### Problem statement
Extract only the first line of the listing and every line after it up to and including the one with "0.003, 0.003, 0.003];". Omit the pictures.

### Source excerpt
# # # # #
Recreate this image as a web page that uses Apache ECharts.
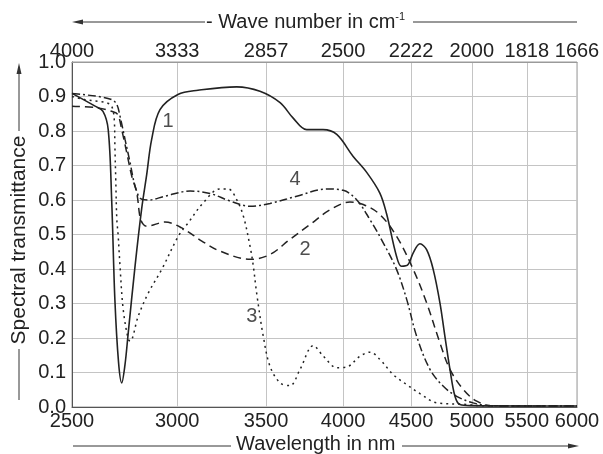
<!DOCTYPE html>
<html>
<head>
<meta charset="utf-8">
<script src="https://cdn.jsdelivr.net/npm/echarts@6/dist/echarts.min.js"></script>
<style>html,body{margin:0;padding:0;background:#fff}#c{width:603px;height:454px}</style>
</head>
<body>
<div id="c"></div>
<script>
// Tick values
const wavelengthTicks = [2500, 3000, 3500, 4000, 4500, 5000, 5500, 6000];
const wavenumberLabels = ['4000', '3333', '2857', '2500', '2222', '2000', '1818', '1666'];
const transmittanceTicks = [0, 0.1, 0.2, 0.3, 0.4, 0.5, 0.6, 0.7, 0.8, 0.9, 1.0];

// Curve 1 (solid)
const curve1Wavelength = [2500, 2602, 2638, 2662, 2678, 2693, 2710, 2725, 2740, 2756, 2789, 2821, 2846, 2870, 2912, 3004, 3110, 3326, 3463, 3586, 3667, 3755, 3863, 3956, 4069, 4167, 4263, 4313, 4388, 4426, 4477, 4517, 4570, 4623, 4676, 4731, 4772, 4814, 4856, 4898, 5000, 5500, 6000];
const curve1Transmittance = [0.909, 0.872, 0.857, 0.804, 0.60, 0.31, 0.13, 0.07, 0.12, 0.215, 0.41, 0.575, 0.675, 0.775, 0.862, 0.906, 0.918, 0.928, 0.915, 0.882, 0.838, 0.804, 0.804, 0.79, 0.727, 0.68, 0.62, 0.56, 0.437, 0.408, 0.413, 0.447, 0.473, 0.456, 0.399, 0.302, 0.205, 0.109, 0.031, 0.007, 0.004, 0.003, 0.003];

// Curve 2 (dashed)
const curve2Wavelength = [2500, 2617, 2678, 2706, 2725, 2749, 2773, 2797, 2813, 2828, 2846, 2937, 3024, 3131, 3231, 3404, 3524, 3648, 3777, 3912, 4048, 4142, 4263, 4388, 4517, 4623, 4731, 4814, 4926, 5042, 5187, 5500, 6000];
const curve2Transmittance = [0.872, 0.867, 0.857, 0.848, 0.804, 0.737, 0.669, 0.621, 0.55, 0.53, 0.524, 0.536, 0.519, 0.481, 0.452, 0.428, 0.442, 0.486, 0.529, 0.572, 0.594, 0.587, 0.558, 0.495, 0.399, 0.302, 0.186, 0.109, 0.051, 0.017, 0.003, 0.003, 0.003];

// Curve 3 (dotted)
const curve3Wavelength = [2500, 2557, 2617, 2655, 2678, 2690, 2693, 2697, 2702, 2708, 2717, 2732, 2756, 2765, 2804, 2854, 2921, 3006, 3058, 3139, 3231, 3278, 3326, 3365, 3404, 3423, 3443, 3483, 3524, 3586, 3648, 3712, 3799, 3866, 3956, 4025, 4118, 4191, 4263, 4363, 4466, 4570, 4705, 4923, 5080, 6000];
const curve3Transmittance = [0.90, 0.891, 0.886, 0.882, 0.872, 0.833, 0.756, 0.66, 0.543, 0.50, 0.408, 0.283, 0.196, 0.191, 0.263, 0.331, 0.399, 0.495, 0.534, 0.592, 0.632, 0.632, 0.601, 0.553, 0.466, 0.41, 0.331, 0.205, 0.118, 0.07, 0.062, 0.109, 0.178, 0.147, 0.114, 0.116, 0.147, 0.159, 0.138, 0.094, 0.065, 0.039, 0.012, 0.008, 0.004, 0.003];

// Curve 4 (dash-dot)
const curve4Wavelength = [2500, 2542, 2617, 2678, 2702, 2717, 2741, 2765, 2789, 2818, 2854, 2937, 3068, 3176, 3288, 3404, 3524, 3691, 3888, 4001, 4096, 4191, 4288, 4388, 4466, 4544, 4650, 4759, 4870, 5010, 5160, 5500, 6000];
const curve4Transmittance = [0.909, 0.906, 0.90, 0.891, 0.877, 0.843, 0.775, 0.708, 0.64, 0.603, 0.60, 0.611, 0.626, 0.619, 0.597, 0.582, 0.59, 0.611, 0.632, 0.628, 0.60, 0.543, 0.476, 0.399, 0.312, 0.205, 0.109, 0.06, 0.031, 0.012, 0.004, 0.003, 0.003];

// Curve number annotations
const curveNames = ['1', '2', '3', '4'];
const curveNameWavelength = [2953, 3744, 3414, 3680];
const curveNameTransmittance = [0.828, 0.457, 0.263, 0.659];

const FONT = 'Liberation Sans, Arial, Helvetica, sans-serif';
const INK = '#222';

function pairs(xs, ys) { return xs.map((x, i) => [x, ys[i]]); }

function lineSeries(name, xs, ys, type, width) {
  return {
    name: name, type: 'line', xAxisIndex: 0, yAxisIndex: 0,
    data: pairs(xs, ys), showSymbol: false, symbol: 'none', smooth: 0.35,
    lineStyle: { color: INK, width: width, type: type },
    z: 5
  };
}

const chart = echarts.init(document.getElementById('c'), null, { renderer: 'canvas' });

const arrowColor = '#333';
const option = {
  animation: false,
  backgroundColor: '#fff',
  textStyle: { fontFamily: FONT },
  grid: { left: 72, right: 26, top: 62, bottom: 47, show: true, borderColor: '#9a9a9a', borderWidth: 1, backgroundColor: 'transparent' },
  xAxis: [
    {
      type: 'log', logBase: 10, min: 2500, max: 6000, position: 'bottom',
      axisLine: { show: true, lineStyle: { color: '#555', width: 1 } },
      axisTick: { show: false, customValues: wavelengthTicks },
      axisLabel: { customValues: wavelengthTicks, color: INK, fontSize: 20, fontFamily: FONT, margin: 4,
        formatter: v => String(Math.round(v)) },
      splitLine: { show: true, lineStyle: { color: '#c4c4c4', width: 1 } },
      minorTick: { show: false }, minorSplitLine: { show: false }
    },
    {
      type: 'log', logBase: 10, min: 2500, max: 6000, position: 'top',
      axisLine: { show: true, lineStyle: { color: '#9a9a9a', width: 1 } },
      axisTick: { show: false, customValues: wavelengthTicks },
      axisLabel: { customValues: wavelengthTicks, color: INK, fontSize: 20, fontFamily: FONT, margin: 1,
        formatter: v => { const i = wavelengthTicks.findIndex(t => Math.abs(t - v) < 1); return i >= 0 ? wavenumberLabels[i] : ''; } },
      splitLine: { show: false }
    }
  ],
  yAxis: [
    {
      type: 'value', min: 0, max: 1, interval: 0.1,
      axisLine: { show: true, lineStyle: { color: '#555', width: 1 } },
      axisTick: { show: false },
      axisLabel: { color: INK, fontSize: 20, fontFamily: FONT, margin: 6, formatter: v => v.toFixed(1) },
      splitLine: { show: true, lineStyle: { color: '#c4c4c4', width: 1 } }
    }
  ],
  series: [
    lineSeries('1', curve1Wavelength, curve1Transmittance, 'solid', 1.6),
    lineSeries('2', curve2Wavelength, curve2Transmittance, [8, 5], 1.5),
    lineSeries('3', curve3Wavelength, curve3Transmittance, [2, 4], 1.5),
    lineSeries('4', curve4Wavelength, curve4Transmittance, [8, 3, 2, 3], 1.5),
    {
      type: 'scatter', xAxisIndex: 0, yAxisIndex: 0, symbolSize: 0, z: 6,
      data: curveNames.map((n, i) => ({ value: [curveNameWavelength[i], curveNameTransmittance[i]], name: n })),
      label: { show: true, position: 'inside', formatter: p => p.name, color: INK, fontSize: 20, fontFamily: FONT },
      silent: true
    }
  ],
  graphic: [
    // top title
    { type: 'line', shape: { x1: 80, y1: 22, x2: 205, y2: 22 }, style: { stroke: arrowColor, lineWidth: 1 } },
    { type: 'polygon', shape: { points: [[72, 22], [83, 19.5], [83, 24.5]] }, style: { fill: arrowColor } },
    { type: 'text', left: 206, top: 11, style: {
        text: '- Wave number in cm{s|-1}', fill: INK, font: '20px ' + FONT,
        rich: { s: { fontSize: 11, verticalAlign: 'top', fill: INK, padding: [0, 0, 12, 0] } } } },
    { type: 'line', shape: { x1: 413, y1: 22, x2: 577, y2: 22 }, style: { stroke: arrowColor, lineWidth: 1 } },
    // bottom title
    { type: 'line', shape: { x1: 73, y1: 446, x2: 231, y2: 446 }, style: { stroke: arrowColor, lineWidth: 1 } },
    { type: 'text', left: 236, top: 434, style: { text: 'Wavelength in nm', fill: INK, font: '20px ' + FONT } },
    { type: 'line', shape: { x1: 402, y1: 446, x2: 570, y2: 446 }, style: { stroke: arrowColor, lineWidth: 1 } },
    { type: 'polygon', shape: { points: [[579, 446], [568, 443.5], [568, 448.5]] }, style: { fill: arrowColor } },
    // left title
    { type: 'line', shape: { x1: 19, y1: 72, x2: 19, y2: 131 }, style: { stroke: arrowColor, lineWidth: 1 } },
    { type: 'polygon', shape: { points: [[19, 63], [16.5, 74], [21.5, 74]] }, style: { fill: arrowColor } },
    { type: 'text', x: 19, y: 240, rotation: Math.PI / 2, style: { text: 'Spectral transmittance', fill: INK, font: '21px ' + FONT, align: 'center', verticalAlign: 'middle' } },
    { type: 'line', shape: { x1: 19, y1: 349, x2: 19, y2: 400 }, style: { stroke: arrowColor, lineWidth: 1 } }
  ]
};
chart.setOption(option);
</script>
</body>
</html>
# # # # #
### Solution for this exercise
Recreate this image as a web page that uses Apache ECharts.
<!DOCTYPE html>
<html>
<head>
<meta charset="utf-8">
<script src="https://cdn.jsdelivr.net/npm/echarts@6/dist/echarts.min.js"></script>
<style>html,body{margin:0;padding:0;background:#fff}#c{width:603px;height:454px}</style>
</head>
<body>
<div id="c"></div>
<script>
// Tick values
const wavelengthTicks = [2500, 3000, 3500, 4000, 4500, 5000, 5500, 6000];
const wavenumberLabels = ['4000', '3333', '2857', '2500', '2222', '2000', '1818', '1666'];
const transmittanceTicks = [0, 0.1, 0.2, 0.3, 0.4, 0.5, 0.6, 0.7, 0.8, 0.9, 1.0];

// Curve 1 (solid)
const curve1Wavelength = [2500, 2602, 2638, 2662, 2678, 2693, 2710, 2725, 2740, 2756, 2789, 2821, 2846, 2870, 2912, 3004, 3110, 3326, 3463, 3586, 3667, 3755, 3863, 3956, 4069, 4167, 4263, 4313, 4388, 4426, 4477, 4517, 4570, 4623, 4676, 4731, 4772, 4814, 4856, 4898, 5000, 5500, 6000];
const curve1Transmittance = [0.909, 0.872, 0.857, 0.804, 0.60, 0.31, 0.13, 0.07, 0.12, 0.215, 0.41, 0.575, 0.675, 0.775, 0.862, 0.906, 0.918, 0.928, 0.915, 0.882, 0.838, 0.804, 0.804, 0.79, 0.727, 0.68, 0.62, 0.56, 0.437, 0.408, 0.413, 0.447, 0.473, 0.456, 0.399, 0.302, 0.205, 0.109, 0.031, 0.007, 0.004, 0.003, 0.003];

// Curve 2 (dashed)
const curve2Wavelength = [2500, 2617, 2678, 2706, 2725, 2749, 2773, 2797, 2813, 2828, 2846, 2937, 3024, 3131, 3231, 3404, 3524, 3648, 3777, 3912, 4048, 4142, 4263, 4388, 4517, 4623, 4731, 4814, 4926, 5042, 5187, 5500, 6000];
const curve2Transmittance = [0.872, 0.867, 0.857, 0.848, 0.804, 0.737, 0.669, 0.621, 0.55, 0.53, 0.524, 0.536, 0.519, 0.481, 0.452, 0.428, 0.442, 0.486, 0.529, 0.572, 0.594, 0.587, 0.558, 0.495, 0.399, 0.302, 0.186, 0.109, 0.051, 0.017, 0.003, 0.003, 0.003];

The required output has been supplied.